Job Statistics Scraper
The aim of this project is to collect and organize data from different sources of job listings. It then conducts a descriptive analysis of the data and identifies the most frequent skills demanded by employers.
Description
This project aims to perform data analysis, data manipulation and data predictions, on some scraped sources for job listings. The idea here is that the application will help users that are in the process of job seeking. It will assist them by scraping job posts, present exploratory analysis and outputs the most common hard/soft skills that most companies require for a set number of job titles.
Exploratory Data Analysis
The steps I explore are the following:
- Initial Data Exploration
- Text Pre-Processing
- Convert all text to lower case
- Remove special characters, unnecessary punctuation and digits
- Tokenize and remove stop words
- Lemmatize the description words
- Wordcloud visualizations
- Visualizing n-gram distributions
Classifiers
The problem at hand is transformed into a supervised learning problem. For this, sever classifiers are tested and I present the results.
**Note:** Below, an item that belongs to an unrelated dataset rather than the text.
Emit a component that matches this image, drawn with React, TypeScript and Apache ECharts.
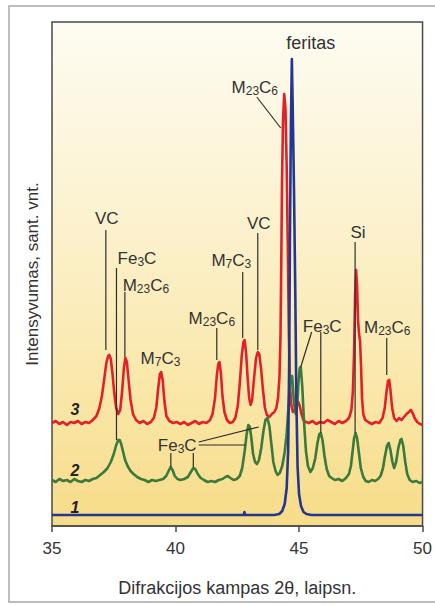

Firstly, the dataset has to be prepared before any machine learning technique takes place. For this I did the following:
- Bag-of-Words
- Null accuracy checks
- Optimizing BoW
Then I trained seceral classifiers. In more detail the classifiers that I tested are the following:
- MultinomialNB
- Support Vector Machines
- Linear Support Vector Machine
- Random Forest
- Logistic Regression
In addition, more advanced classifiers were created based on word embeddings, neural networks and word2vec.